**Exercise task**
Copy out each line of the data holding "this".

----- Provided records -----

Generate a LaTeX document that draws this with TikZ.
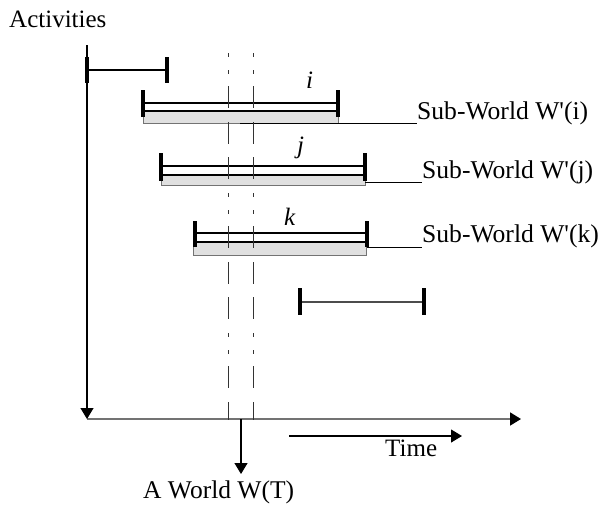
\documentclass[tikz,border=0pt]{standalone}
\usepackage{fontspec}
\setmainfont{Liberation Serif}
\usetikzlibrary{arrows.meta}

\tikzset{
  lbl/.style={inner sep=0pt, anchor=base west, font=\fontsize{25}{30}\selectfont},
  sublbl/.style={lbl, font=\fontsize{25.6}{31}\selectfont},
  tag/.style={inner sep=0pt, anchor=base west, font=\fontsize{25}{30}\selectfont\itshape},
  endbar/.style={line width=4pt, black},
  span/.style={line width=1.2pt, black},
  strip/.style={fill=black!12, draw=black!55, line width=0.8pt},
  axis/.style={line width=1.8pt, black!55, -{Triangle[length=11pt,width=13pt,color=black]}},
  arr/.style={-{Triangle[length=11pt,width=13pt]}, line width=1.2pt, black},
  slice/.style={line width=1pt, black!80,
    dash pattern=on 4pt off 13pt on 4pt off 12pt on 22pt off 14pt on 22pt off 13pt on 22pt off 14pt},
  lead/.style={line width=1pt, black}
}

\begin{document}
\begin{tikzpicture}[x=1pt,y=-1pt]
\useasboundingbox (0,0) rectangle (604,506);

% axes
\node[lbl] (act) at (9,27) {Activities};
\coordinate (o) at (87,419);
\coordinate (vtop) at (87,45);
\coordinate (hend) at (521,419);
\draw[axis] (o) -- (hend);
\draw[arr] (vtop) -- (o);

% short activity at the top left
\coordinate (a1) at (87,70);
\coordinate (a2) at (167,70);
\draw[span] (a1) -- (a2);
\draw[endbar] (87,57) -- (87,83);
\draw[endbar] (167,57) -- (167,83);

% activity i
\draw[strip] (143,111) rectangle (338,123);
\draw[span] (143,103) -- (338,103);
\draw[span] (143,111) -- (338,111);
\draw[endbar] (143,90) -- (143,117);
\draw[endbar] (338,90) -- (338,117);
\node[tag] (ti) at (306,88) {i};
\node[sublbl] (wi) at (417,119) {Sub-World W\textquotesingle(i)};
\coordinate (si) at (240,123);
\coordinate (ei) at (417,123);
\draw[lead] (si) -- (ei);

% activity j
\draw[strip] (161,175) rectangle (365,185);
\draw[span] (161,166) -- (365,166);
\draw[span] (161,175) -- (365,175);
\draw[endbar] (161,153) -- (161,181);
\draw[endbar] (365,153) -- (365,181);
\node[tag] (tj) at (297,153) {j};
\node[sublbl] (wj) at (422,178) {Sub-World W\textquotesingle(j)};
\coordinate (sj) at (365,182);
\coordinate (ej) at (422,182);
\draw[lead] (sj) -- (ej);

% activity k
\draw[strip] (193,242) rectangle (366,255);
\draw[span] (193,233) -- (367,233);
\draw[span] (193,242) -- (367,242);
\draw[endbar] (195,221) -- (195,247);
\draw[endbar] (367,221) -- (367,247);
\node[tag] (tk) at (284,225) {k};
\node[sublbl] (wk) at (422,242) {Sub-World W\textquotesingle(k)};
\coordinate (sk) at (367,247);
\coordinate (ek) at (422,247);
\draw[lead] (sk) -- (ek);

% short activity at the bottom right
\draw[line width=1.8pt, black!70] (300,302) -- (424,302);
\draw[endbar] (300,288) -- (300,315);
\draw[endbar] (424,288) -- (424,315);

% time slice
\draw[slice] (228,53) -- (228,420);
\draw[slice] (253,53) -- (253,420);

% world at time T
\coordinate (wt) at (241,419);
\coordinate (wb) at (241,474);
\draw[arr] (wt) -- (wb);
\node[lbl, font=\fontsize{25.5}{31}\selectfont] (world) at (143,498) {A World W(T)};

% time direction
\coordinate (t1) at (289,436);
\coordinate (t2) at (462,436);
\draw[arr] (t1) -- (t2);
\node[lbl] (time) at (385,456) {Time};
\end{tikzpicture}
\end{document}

-----
----- Provided records -----

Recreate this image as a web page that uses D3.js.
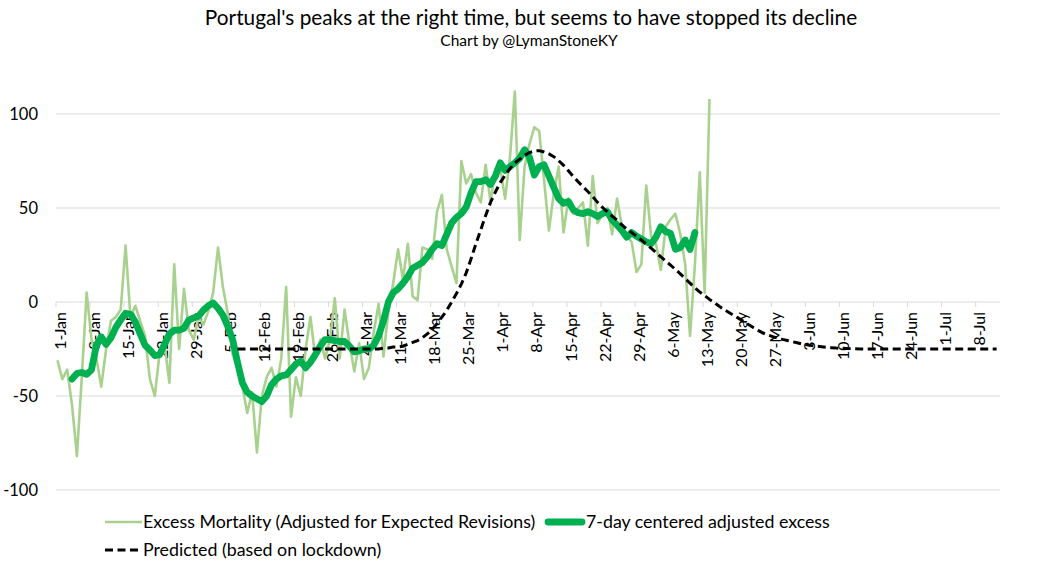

-----

**Solved problem**
Generate a LaTeX document that draws this with TikZ.
Recreate this image as a web page that uses D3.js.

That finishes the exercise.